• [YOUR INSTRUCTIONS] Determine the number of lines containing the word "Clone", and state that figure alone.

• [PROVIDED ENTRIES]

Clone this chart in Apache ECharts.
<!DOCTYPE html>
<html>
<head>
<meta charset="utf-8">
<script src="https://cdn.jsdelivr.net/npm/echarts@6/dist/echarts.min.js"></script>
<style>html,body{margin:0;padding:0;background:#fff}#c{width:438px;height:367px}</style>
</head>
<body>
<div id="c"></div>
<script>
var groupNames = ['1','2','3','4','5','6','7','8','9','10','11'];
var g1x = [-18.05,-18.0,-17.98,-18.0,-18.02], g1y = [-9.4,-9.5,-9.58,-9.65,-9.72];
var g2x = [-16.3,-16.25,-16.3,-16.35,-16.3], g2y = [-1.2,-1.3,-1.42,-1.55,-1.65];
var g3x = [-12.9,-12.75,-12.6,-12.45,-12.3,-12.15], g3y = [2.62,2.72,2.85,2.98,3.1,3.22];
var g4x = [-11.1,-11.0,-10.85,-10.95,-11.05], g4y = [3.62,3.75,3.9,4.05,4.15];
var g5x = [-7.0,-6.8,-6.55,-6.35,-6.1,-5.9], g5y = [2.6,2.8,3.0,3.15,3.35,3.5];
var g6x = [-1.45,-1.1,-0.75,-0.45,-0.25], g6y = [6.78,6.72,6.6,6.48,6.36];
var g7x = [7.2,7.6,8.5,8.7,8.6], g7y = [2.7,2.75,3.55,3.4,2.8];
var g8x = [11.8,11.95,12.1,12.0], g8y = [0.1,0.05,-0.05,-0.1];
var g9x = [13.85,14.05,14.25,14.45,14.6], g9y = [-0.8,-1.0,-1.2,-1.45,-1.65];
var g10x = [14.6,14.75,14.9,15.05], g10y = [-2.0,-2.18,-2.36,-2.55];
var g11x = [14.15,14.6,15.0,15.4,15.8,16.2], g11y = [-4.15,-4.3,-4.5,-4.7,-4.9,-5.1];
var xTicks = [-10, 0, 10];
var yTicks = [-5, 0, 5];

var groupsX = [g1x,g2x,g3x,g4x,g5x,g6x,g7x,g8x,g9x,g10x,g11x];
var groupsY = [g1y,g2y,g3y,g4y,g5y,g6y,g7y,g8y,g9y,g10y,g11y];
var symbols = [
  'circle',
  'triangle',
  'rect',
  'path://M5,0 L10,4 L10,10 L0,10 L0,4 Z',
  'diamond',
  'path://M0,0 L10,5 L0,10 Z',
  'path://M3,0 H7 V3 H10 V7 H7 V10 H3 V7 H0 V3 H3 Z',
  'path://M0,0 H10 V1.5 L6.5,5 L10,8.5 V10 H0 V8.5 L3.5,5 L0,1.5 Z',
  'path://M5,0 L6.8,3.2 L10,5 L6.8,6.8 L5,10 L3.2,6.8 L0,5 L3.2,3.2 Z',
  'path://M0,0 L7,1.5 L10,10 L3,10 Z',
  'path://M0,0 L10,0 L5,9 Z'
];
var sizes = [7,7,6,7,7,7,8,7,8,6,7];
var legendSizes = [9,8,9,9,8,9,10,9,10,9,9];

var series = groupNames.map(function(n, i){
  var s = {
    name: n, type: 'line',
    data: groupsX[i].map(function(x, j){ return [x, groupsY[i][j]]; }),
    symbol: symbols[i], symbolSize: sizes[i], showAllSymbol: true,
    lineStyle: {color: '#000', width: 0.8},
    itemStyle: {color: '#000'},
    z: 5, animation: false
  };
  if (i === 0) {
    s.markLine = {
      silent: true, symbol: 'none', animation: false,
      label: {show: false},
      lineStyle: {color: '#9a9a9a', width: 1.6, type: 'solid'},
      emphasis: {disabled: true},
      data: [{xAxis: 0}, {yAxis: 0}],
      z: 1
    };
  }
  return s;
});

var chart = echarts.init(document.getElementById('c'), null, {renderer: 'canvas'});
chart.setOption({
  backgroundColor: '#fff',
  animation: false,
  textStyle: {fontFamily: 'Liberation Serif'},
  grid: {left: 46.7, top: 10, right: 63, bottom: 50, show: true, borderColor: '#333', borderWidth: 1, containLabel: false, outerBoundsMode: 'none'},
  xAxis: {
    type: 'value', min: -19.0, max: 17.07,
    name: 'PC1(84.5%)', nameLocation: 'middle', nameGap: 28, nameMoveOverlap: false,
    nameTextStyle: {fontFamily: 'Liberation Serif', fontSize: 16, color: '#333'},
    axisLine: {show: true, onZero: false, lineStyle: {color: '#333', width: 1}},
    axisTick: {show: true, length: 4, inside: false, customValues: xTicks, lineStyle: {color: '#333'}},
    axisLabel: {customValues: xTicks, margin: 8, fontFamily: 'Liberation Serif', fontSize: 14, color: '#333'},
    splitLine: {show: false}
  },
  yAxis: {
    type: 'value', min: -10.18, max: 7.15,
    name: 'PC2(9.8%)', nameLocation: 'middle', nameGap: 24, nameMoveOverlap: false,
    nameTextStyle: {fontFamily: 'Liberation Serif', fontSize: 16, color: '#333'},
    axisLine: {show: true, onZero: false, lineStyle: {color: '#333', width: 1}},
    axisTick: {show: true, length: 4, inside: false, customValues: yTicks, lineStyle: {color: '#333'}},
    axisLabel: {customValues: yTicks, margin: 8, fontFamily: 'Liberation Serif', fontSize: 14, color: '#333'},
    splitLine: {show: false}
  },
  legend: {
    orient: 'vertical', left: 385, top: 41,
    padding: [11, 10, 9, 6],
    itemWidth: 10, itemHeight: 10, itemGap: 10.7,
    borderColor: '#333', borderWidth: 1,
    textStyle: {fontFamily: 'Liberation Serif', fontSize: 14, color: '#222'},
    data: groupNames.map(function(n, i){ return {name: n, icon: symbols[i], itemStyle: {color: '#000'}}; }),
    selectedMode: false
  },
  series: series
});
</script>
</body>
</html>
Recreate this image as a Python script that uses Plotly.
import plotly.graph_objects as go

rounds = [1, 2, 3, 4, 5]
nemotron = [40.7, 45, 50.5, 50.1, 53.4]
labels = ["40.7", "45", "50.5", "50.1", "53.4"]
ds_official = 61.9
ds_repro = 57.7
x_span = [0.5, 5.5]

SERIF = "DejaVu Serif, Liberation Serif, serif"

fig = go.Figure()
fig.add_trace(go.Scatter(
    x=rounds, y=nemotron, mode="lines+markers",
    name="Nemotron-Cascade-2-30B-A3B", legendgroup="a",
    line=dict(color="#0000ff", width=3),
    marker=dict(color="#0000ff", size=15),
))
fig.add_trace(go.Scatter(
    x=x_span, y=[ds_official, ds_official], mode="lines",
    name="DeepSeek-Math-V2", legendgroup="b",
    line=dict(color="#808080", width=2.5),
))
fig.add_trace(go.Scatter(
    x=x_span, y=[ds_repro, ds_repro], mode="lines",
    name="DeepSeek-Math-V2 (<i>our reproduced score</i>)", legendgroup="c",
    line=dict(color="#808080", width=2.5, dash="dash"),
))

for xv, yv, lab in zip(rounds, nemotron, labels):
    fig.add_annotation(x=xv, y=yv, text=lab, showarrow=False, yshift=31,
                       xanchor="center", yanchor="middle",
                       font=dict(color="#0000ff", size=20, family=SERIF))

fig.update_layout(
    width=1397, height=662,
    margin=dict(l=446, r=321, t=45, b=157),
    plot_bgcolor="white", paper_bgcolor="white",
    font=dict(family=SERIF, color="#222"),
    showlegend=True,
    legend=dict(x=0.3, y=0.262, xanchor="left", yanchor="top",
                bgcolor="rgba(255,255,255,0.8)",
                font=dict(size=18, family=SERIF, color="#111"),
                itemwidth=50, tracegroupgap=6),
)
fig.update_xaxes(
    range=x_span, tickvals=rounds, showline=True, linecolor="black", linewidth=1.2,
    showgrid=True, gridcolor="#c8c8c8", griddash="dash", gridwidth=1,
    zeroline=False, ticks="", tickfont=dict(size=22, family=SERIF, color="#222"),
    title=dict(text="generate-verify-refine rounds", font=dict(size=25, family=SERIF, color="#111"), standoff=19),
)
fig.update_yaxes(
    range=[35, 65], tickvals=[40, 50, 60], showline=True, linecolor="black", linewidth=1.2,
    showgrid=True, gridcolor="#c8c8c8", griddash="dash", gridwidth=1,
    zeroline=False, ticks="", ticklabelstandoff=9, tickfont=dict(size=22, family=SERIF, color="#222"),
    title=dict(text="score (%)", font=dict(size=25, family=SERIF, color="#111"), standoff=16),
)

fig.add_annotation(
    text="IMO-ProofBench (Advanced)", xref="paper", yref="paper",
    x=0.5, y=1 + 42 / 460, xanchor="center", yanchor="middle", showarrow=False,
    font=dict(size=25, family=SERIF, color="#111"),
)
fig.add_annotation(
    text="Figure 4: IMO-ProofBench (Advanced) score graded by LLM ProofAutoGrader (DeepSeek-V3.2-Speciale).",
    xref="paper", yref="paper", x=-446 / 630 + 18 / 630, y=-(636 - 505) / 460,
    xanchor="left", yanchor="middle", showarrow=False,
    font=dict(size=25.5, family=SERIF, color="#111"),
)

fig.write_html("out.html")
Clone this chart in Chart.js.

• [SOLUTION FOR THIS PROBLEM] 2